The cause was tried before the court sitting without a jury. Findings of fact and conclusions of law were made in favor of plaintiff, upon which judgment was entered for the amount sued for, with interest and costs. Defendants appeal from the judgment.

The court found, among other things: "That the city council of the plaintiff had designated the bank of Yegen Bros., Bankers, as one of the depositories of the plaintiff's money. That the city treasurer, Clara N. Hunt, had procured a number of bonds to secure the city for deposits made or to be made in said bank, but the only two bonds which were valid and which had not expired are the two mentioned in Finding No. 1. That all other bonds had expired, and there were no renewals or approval of other renewals by the city council. That the city council of the city of Billings did not designate the amount of the bond which the defendant Clara N. Hunt as city treasurer, should require of the bank of Yegen Bros., Bankers, neither had it taken any action directing *Page 94 the said defendant, Clara N. Hunt, to deposit in said bank any sum in excess of $27,500.00." The court concluded, as a matter of law, that the city treasurer was guilty of neglect in permitting any money in excess of $27,500 to remain in the bank without presenting to the council bonds satisfactory to the council to secure any excess above the amount named, and that plaintiff was entitled to judgment for any such excess.

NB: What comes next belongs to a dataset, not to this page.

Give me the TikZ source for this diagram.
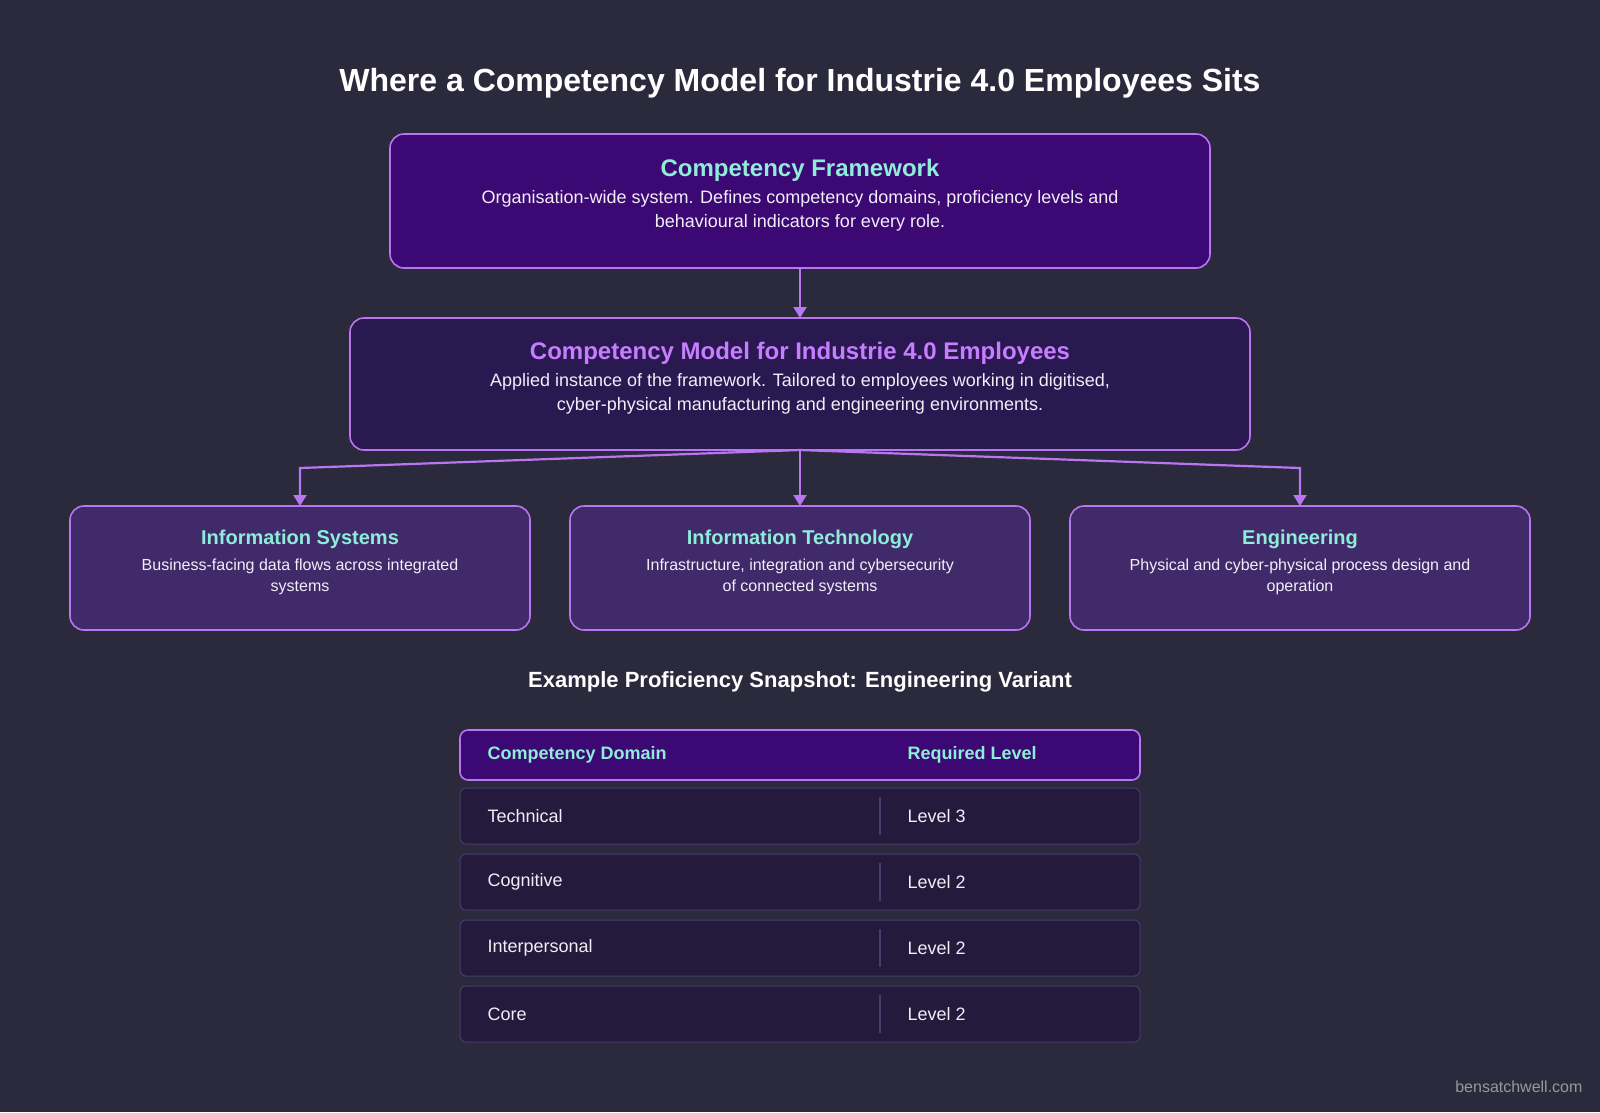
\documentclass[tikz,border=0pt]{standalone}
\usepackage{fontspec}
\setmainfont{Liberation Sans}
\usetikzlibrary{arrows.meta}
\definecolor{bg}{HTML}{2B2A3C}
\definecolor{topf}{HTML}{3C0873}
\definecolor{midf}{HTML}{2A1850}
\definecolor{lowf}{HTML}{402A6A}
\definecolor{bord}{HTML}{B876F0}
\definecolor{rowf}{HTML}{231A3C}
\definecolor{rowb}{HTML}{4A3C6A}
\definecolor{teal}{HTML}{8EEDD8}
\definecolor{mag}{HTML}{C77DFF}
\definecolor{txt}{HTML}{F2EEF8}
\begin{document}
\begin{tikzpicture}[x=1pt,y=-1pt,
 box/.style={draw=bord,line width=1.6pt,rounded corners=14pt},
 row/.style={draw=rowb,line width=1pt,fill=rowf,rounded corners=6pt},
 arr/.style={draw=bord,line width=2.2pt,-{Triangle[length=11pt,width=13pt]}},
 hd/.style={font=\fontsize{24}{28}\selectfont\bfseries,text=teal},
 bd/.style={font=\fontsize{18}{24}\selectfont,text=txt,align=center},
 sh/.style={font=\fontsize{20}{24}\selectfont\bfseries,text=teal},
 sb/.style={font=\fontsize{16}{21}\selectfont,text=txt,align=center},
 cell/.style={font=\fontsize{18}{22}\selectfont,text=txt,anchor=west}]
\fill[bg] (0,0) rectangle (1600,1112);
\node[font=\fontsize{32}{38}\selectfont\bfseries,text=white] (title) at (800,83) {Where a Competency Model for Industrie 4.0 Employees Sits};
% framework
\draw[box,fill=topf] (390,134) rectangle (1210,268);
\node (fw) at (800,201) {};
\node[hd] (fwh) at (800,170) {Competency Framework};
\node[bd] (fwb) at (800,211) {Organisation-wide system. Defines competency domains, proficiency levels and\\behavioural indicators for every role.};
% model
\draw[box,fill=midf] (350,318) rectangle (1250,450);
\node[hd,text=mag] (mh) at (800,353) {Competency Model for Industrie 4.0 Employees};
\node[bd] (mb) at (800,394) {Applied instance of the framework. Tailored to employees working in digitised,\\cyber-physical manufacturing and engineering environments.};
\coordinate (fwbot) at (800,268);
\coordinate (mtop) at (800,318);
\coordinate (mbot) at (800,450);
\draw[arr] (fwbot) -- (mtop);
% lower
\foreach \cx/\nm in {300/is,800/it,1300/en}{
 \draw[box,fill=lowf] (\cx-230,506) rectangle (\cx+230,630);
 \coordinate (\nm top) at (\cx,506);
}
\node[sh] at (300,539) {Information Systems};
\node[sb] at (300,577) {Business-facing data flows across integrated\\systems};
\node[sh] at (800,539) {Information Technology};
\node[sb] at (800,577) {Infrastructure, integration and cybersecurity\\of connected systems};
\node[sh] at (1300,539) {Engineering};
\node[sb] at (1300,577) {Physical and cyber-physical process design and\\operation};
\draw[arr] (mbot) -- (300,468) -- (istop);
\draw[arr] (mbot) -- (ittop);
\draw[arr] (mbot) -- (1300,468) -- (entop);
% table
\node[font=\fontsize{22}{26}\selectfont\bfseries,text=white] (sub) at (800,682) {Example Proficiency Snapshot: Engineering Variant};
\draw[draw=bord,line width=1.6pt,fill=topf,rounded corners=8pt] (460,730) rectangle (1140,780);
\node[cell,text=teal,font=\fontsize{18}{22}\selectfont\bfseries] at (484,755) {Competency Domain};
\node[cell,text=teal,font=\fontsize{18}{22}\selectfont\bfseries] at (904,755) {Required Level};
\foreach \y/\a/\b in {788/Technical/Level 3,854/Cognitive/Level 2,920/Interpersonal/Level 2,986/Core/Level 2}{
 \draw[row] (460,\y) rectangle (1140,\y+56);
 \draw[rowb,line width=1.2pt] (880,\y+9) -- (880,\y+47);
 \node[cell] at (484,\y+28) {\a};
 \node[cell] at (904,\y+28) {\b};
}
\node[font=\fontsize{16}{20}\selectfont,text=gray!80,anchor=east] (foot) at (1586,1087) {bensatchwell.com};
\end{tikzpicture}
\end{document}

The above findings are sustained by the evidence, but it should be noted that the evidence regarding depository bonds which had expired is indefinite and unsatisfactory, and does not establish liability upon the part of defendants, since the date of expiration of those bonds does not appear, nor their amount, that they had ever been accepted and approved by the city council, or that any official action had been taken by the council after their expiration, while it conclusively appears that the council failed, by resolution or otherwise, to designate or fix the amount of depository bonds the bank should be required to furnish.

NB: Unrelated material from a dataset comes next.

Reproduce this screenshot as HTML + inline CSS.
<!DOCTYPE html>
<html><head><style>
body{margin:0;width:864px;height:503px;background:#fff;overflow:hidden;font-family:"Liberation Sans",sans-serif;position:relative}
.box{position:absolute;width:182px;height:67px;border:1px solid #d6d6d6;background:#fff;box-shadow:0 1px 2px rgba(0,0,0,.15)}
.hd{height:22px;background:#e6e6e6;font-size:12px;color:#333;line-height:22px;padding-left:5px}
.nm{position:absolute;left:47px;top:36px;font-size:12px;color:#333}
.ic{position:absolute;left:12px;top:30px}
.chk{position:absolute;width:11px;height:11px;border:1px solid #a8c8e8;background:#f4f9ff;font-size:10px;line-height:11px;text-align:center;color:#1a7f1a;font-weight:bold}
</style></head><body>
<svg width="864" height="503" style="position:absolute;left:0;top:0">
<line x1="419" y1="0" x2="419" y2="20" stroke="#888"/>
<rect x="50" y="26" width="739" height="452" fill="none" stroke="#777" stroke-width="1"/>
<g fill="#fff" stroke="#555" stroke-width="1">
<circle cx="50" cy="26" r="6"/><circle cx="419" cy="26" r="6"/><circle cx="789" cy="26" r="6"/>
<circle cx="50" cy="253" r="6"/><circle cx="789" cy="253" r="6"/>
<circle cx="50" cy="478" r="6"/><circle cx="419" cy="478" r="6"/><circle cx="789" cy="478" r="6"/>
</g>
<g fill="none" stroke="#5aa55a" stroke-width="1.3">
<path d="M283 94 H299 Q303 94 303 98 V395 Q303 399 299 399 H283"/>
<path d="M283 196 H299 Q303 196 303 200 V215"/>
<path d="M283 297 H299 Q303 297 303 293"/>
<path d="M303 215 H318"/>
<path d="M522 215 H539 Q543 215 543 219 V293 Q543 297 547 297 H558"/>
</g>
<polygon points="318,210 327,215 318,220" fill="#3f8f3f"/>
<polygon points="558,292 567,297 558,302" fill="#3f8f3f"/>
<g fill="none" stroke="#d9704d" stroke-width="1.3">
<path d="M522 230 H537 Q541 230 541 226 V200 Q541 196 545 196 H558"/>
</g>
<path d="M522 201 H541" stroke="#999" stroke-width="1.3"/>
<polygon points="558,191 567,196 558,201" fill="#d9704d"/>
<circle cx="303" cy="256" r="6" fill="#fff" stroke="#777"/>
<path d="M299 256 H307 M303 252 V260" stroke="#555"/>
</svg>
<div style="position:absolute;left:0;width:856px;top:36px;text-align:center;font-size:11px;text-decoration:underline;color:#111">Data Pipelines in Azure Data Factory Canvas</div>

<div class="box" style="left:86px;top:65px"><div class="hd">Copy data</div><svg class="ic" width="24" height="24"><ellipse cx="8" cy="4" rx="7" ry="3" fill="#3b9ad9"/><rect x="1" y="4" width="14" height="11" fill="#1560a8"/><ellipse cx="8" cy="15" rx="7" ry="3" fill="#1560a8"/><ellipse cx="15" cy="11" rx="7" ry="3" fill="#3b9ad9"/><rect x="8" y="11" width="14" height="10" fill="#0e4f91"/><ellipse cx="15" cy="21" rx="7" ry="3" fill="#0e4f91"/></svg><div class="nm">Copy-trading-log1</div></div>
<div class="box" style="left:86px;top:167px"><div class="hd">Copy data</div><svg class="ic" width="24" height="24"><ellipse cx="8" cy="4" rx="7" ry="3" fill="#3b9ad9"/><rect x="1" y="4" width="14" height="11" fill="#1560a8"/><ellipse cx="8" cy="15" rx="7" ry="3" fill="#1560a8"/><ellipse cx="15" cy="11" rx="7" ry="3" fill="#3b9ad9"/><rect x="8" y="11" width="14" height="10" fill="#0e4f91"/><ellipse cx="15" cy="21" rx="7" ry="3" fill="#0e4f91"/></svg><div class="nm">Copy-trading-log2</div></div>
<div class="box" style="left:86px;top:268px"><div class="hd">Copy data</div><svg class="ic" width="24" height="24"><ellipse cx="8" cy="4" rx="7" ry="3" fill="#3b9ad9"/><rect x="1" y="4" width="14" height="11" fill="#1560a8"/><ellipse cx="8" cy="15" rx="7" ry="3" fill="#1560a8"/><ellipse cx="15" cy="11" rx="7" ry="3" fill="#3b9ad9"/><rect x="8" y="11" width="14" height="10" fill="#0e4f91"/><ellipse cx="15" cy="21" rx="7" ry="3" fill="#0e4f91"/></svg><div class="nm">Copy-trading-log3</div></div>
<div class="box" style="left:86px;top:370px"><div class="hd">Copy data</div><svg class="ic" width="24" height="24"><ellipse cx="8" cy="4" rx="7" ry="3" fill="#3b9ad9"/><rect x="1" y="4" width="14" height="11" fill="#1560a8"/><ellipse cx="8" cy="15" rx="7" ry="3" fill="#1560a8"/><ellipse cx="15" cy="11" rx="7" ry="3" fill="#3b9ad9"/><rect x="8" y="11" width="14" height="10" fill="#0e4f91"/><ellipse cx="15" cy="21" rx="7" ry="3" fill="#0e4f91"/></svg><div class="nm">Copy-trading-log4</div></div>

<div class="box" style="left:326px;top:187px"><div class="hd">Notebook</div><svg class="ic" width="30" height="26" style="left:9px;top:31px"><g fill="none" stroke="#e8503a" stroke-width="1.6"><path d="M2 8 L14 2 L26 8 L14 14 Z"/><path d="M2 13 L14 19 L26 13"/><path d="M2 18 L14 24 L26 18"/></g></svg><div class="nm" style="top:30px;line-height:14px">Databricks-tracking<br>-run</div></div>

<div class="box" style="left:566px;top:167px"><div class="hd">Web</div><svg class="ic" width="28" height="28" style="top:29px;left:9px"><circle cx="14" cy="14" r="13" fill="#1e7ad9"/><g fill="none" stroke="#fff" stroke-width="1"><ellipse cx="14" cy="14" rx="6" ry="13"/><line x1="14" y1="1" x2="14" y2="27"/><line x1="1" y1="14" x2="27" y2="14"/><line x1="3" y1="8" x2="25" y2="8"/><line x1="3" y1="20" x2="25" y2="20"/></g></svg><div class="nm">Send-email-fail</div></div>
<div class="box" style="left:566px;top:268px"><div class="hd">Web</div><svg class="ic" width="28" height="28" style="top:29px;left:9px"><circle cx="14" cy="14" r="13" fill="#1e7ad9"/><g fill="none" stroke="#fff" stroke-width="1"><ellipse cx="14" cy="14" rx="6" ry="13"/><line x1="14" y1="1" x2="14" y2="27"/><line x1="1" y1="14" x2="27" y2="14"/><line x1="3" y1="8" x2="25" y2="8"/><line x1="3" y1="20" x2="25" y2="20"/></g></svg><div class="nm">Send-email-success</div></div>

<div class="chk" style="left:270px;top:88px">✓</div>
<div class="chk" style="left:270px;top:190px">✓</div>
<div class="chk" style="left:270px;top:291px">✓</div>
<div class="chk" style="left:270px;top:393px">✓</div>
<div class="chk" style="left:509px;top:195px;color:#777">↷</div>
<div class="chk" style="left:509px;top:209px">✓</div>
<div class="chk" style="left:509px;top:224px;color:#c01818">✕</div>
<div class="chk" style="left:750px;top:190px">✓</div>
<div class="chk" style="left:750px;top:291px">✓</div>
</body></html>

Section 4767, Revised Codes 1921, as amended by Chapter 89,[1] Laws of 1923, so far as pertinent, provides: "It shall be the duty of all * * * city * * * treasurers to deposit all public moneys in his possession and under his control in any solvent bank or banks located in the * * * city * * * of which such treasurer is an officer, subject to national supervision or state examination as the * * * council * * * may designate, and no other. * * * The treasurer shall take from such banks such security as the * * * council * * * may prescribe, approve and deem fully sufficient and necessary to insure the safety and prompt payment of all such deposits on demand together with the interest thereon. * * * Where moneys shall have been deposited in accordance with the provisions of this Act, the treasurer shall not be liable for loss on account of any such deposit that may occur through damage by the elements, *Page 95 or for any other cause or reason occasioned through means other than his own neglect, fraud, or dishonorable conduct."

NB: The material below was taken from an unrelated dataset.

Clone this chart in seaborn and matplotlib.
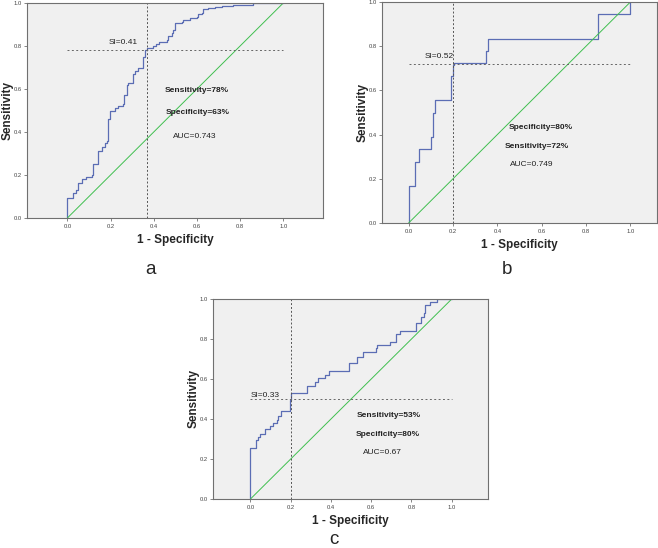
import matplotlib
matplotlib.use('Agg')
import numpy as np
import pandas as pd
import matplotlib.pyplot as plt
import seaborn as sns

# ---- data ----
fpr_a = [0, 0, 0.025, 0.04, 0.051, 0.066, 0.086, 0.113, 0.12, 0.144, 0.159, 0.174, 0.182,
         0.19, 0.198, 0.221, 0.236, 0.259, 0.262, 0.275, 0.282, 0.302, 0.313, 0.329, 0.352,
         0.36, 0.367, 0.395, 0.41, 0.426, 0.46, 0.468, 0.483, 0.491, 0.498, 0.529, 0.537,
         0.568, 0.599, 0.606, 0.622, 0.63, 0.653, 0.684, 0.714, 0.769, 0.861, 1.0]
tpr_a = [0, 0.093, 0.116, 0.13, 0.165, 0.18, 0.19, 0.2, 0.25, 0.31, 0.33, 0.35, 0.36,
         0.46, 0.50, 0.51, 0.52, 0.53, 0.57, 0.62, 0.63, 0.67, 0.685, 0.70, 0.75,
         0.78, 0.79, 0.80, 0.81, 0.82, 0.83, 0.845, 0.86, 0.875, 0.905, 0.91, 0.92,
         0.93, 0.935, 0.95, 0.955, 0.97, 0.975, 0.98, 0.985, 0.99, 1.0, 1.0]

fpr_b = [0, 0, 0.027, 0.045, 0.102, 0.11, 0.117, 0.191, 0.198, 0.203, 0.35, 0.357, 0.853, 0.962, 1.0]
tpr_b = [0, 0.166, 0.276, 0.333, 0.39, 0.50, 0.558, 0.664, 0.713, 0.725, 0.778, 0.834, 0.947, 0.947, 1.0]

fpr_c = [0, 0, 0.03, 0.038, 0.047, 0.071, 0.096, 0.113, 0.13, 0.138, 0.154, 0.196, 0.201,
         0.279, 0.32, 0.337, 0.37, 0.392, 0.492, 0.528, 0.561, 0.625, 0.631, 0.694, 0.724,
         0.741, 0.824, 0.849, 0.86, 0.869, 0.89, 0.927, 1.0]
tpr_c = [0, 0.255, 0.294, 0.31, 0.327, 0.349, 0.366, 0.382, 0.397, 0.414, 0.439, 0.494, 0.531,
         0.564, 0.584, 0.603, 0.619, 0.641, 0.678, 0.711, 0.736, 0.753, 0.77, 0.786, 0.825,
         0.84, 0.878, 0.911, 0.932, 0.97, 0.987, 1.0, 1.0]

cut_a = (0.37, 0.78)
cut_b = (0.20, 0.72)
cut_c = (0.20, 0.50)

si_a, si_b, si_c = 'SI=0.41', 'SI=0.52', 'SI=0.33'
notes_a = ['Sensitivity=78%', 'Specificity=63%', 'AUC=0.743']
notes_b = ['Specificity=80%', 'Sensitivity=72%', 'AUC=0.749']
notes_c = ['Sensitivity=53%', 'Specificity=80%', 'AUC=0.67']

ticks = [0.0, 0.2, 0.4, 0.6, 0.8, 1.0]

sns.set_style('white')
plt.rcParams['font.family'] = ['Liberation Sans', 'DejaVu Sans']

W, H = 658, 548
fig = plt.figure(figsize=(W / 100, H / 100), dpi=100)


def px_rect(left, top, right, bottom):
    return [left / W, 1 - bottom / H, (right - left) / W, (bottom - top) / H]


def roc_panel(rect, xlim, fpr, tpr, cut, si, si_pos, notes, note_pos):
    ax = fig.add_axes(rect)
    ax.set_facecolor('#f0f0f0')
    df = pd.DataFrame({'fpr': fpr, 'tpr': tpr})
    sns.lineplot(data=df, x='fpr', y='tpr', sort=False, estimator=None,
                 drawstyle='steps-post', color='#5b6db4', lw=0.9, ax=ax)
    sns.lineplot(x=[0, 1], y=[0, 1], color='#3fbf4f', lw=0.7, ax=ax)
    ax.plot([cut[0], cut[0]], [0, 1], color='#555555', lw=0.7, ls=(0, (2, 2)))
    ax.plot([0, 1], [cut[1], cut[1]], color='#666666', lw=0.7, ls=(0, (2, 2.5)))
    ax.text(si_pos[0], si_pos[1], si, fontsize=6, ha='center', va='center', color='#222222')
    for (t, (x, y), w) in zip(notes, note_pos, ['bold', 'bold', 'normal']):
        ax.text(x, y, t, fontsize=6, ha='center', va='center', color='#222222', weight=w)
    ax.set_xlim(*xlim)
    ax.set_ylim(0, 1)
    ax.set_xticks(ticks)
    ax.set_yticks(ticks)
    ax.set_xticklabels([f'{t:.1f}' for t in ticks])
    ax.set_yticklabels([f'{t:.1f}' for t in ticks])
    ax.tick_params(length=2, width=0.5, color='#555555', labelsize=4.2,
                   labelcolor='#444444', pad=2, bottom=True, left=True)
    for s in ax.spines.values():
        s.set_color('#707070')
        s.set_linewidth(0.8)
    ax.set_xlabel('1 - Specificity', fontsize=8.5, weight='bold', labelpad=4)
    ax.set_ylabel('Sensitivity', fontsize=8.5, weight='bold', labelpad=0)
    return ax


roc_panel(px_rect(27, 3, 323, 218), (-0.187, 1.184), fpr_a, tpr_a, cut_a,
          si_a, (0.258, 0.815), notes_a, [(0.6, 0.595), (0.603, 0.49), (0.588, 0.381)])
roc_panel(px_rect(382, 2, 657, 223), (-0.12, 1.12), fpr_b, tpr_b, cut_b,
          si_b, (0.14, 0.754), notes_b, [(0.594, 0.43), (0.579, 0.348), (0.556, 0.264)])
roc_panel(px_rect(213, 299, 488, 499), (-0.186, 1.18), fpr_c, tpr_c, cut_c,
          si_c, (0.071, 0.519), notes_c, [(0.686, 0.419), (0.683, 0.322), (0.658, 0.235)])

for letter, (x, y) in zip(['a', 'b', 'c'], [(150, 270), (507, 270), (334, 540)]):
    fig.text(x / W, 1 - y / H, letter, fontsize=13.5, ha='center', va='center')

fig.savefig('out.png', dpi=100)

The legislature has vested in the city council discretion to determine and prescribe such security as it "shall deem sufficient" without regard to the amount of deposits made. This statute was before this court in the case of City of Missoula v. Dick, 76 Mont. 502, 248 P. 193, 195, and Mr. Justice Matthews, speaking for the court said: "The amount of security to be given for the deposit of city funds is thus left to the deliberate judgment of the city council, and, in the absence of fraud, bad faith, or flagrant abuse of discretion, courts cannot interfere, even though the result reached may be unjust and erroneous. (State v. State Board of Equalization, 56 Mont. 413,185 P. 708, 186 P. 697.) Here there is no suggestion of fraud, bad faith, or abuse of discretion; the council prescribed and approved the bond which should be given to cover all deposits made between May 10, 1922, and May 10, 1924. As the matter was left to it, it could prescribe security either less than, or in excess of, the amount of such deposits. If we could read into the statute a requirement that the council prescribe security in excess of the deposits, we could as well restore the requirement of double the amount which was wiped out by the legislature; but our province is to apply the law as we find it and not to make laws. When, in 1913, the legislature amended the then existing provision, it declared that thereafter the new rule should be applied, and, had it intended that public funds should at all times be protected by security in excess of the deposits, it would have said so in no uncertain terms. As the matter of the amount of security was left to the discretion of the council, it was its duty, if it deemed the bond on file insufficient to protect the full amount of the deposits, to prescribe what further bond should be furnished and to so notify the treasurer, or it might with propriety have directed the treasurer, at the time it prescribed the bond for the period mentioned, not to deposit to exceed a certain amount until further security was prescribed and approved; it did neither, and therefore, as *Page 96 the bond prescribed was in effect and covered all deposits made, the law was complied with and the deposits made became merely general deposits." To the same effect are State ex rel. SchoolDistrict v. McGraw, 74 Mont. 152, 240 P. 812; County ofMissoula v. Lochrie, 83 Mont. 308, 271 P. 710.

It follows that the court erred in its conclusions of law, and the judgment based thereon cannot stand. The conclusion we have reached does not conflict with the decision in State v.Rosman, 84 Mont. 207, 274 P. 850, 852. In that case the depository bond given to secure county funds and regularly approved by the board of county commissioners had expired, and the county treasurer permitted county funds to remain on deposit in the bank without any bond whatever, and we held that the treasurer and her official bondsmen were liable for the moneys lost through the bank's failure, while in the case before us there are bonds duly approved by the city council, under which the sureties obligated themselves to indemnify plaintiff fromall loss and damage of every kind, "by reason of deposits of such moneys as heretofore or hereafter made, in or with said bank," and no other bond was ever required by the city council or furnished by the bank. Here, as in the Dick Case, supra, the city treasurer had depository bonds which on their face were sufficient in amount, in the judgment of the city council, to secure all moneys on deposit in the bank.

We conclude, upon the facts disclosed by the record, that the council deemed the bonds furnished and approved "fully sufficient and necessary to insure the safety and prompt payment of all such deposits."

The judgment is reversed and the cause remanded to the district court of Yellowstone county, with direction to enter judgment for defendants.

ASSOCIATE JUSTICES MATTHEWS and GALEN concur.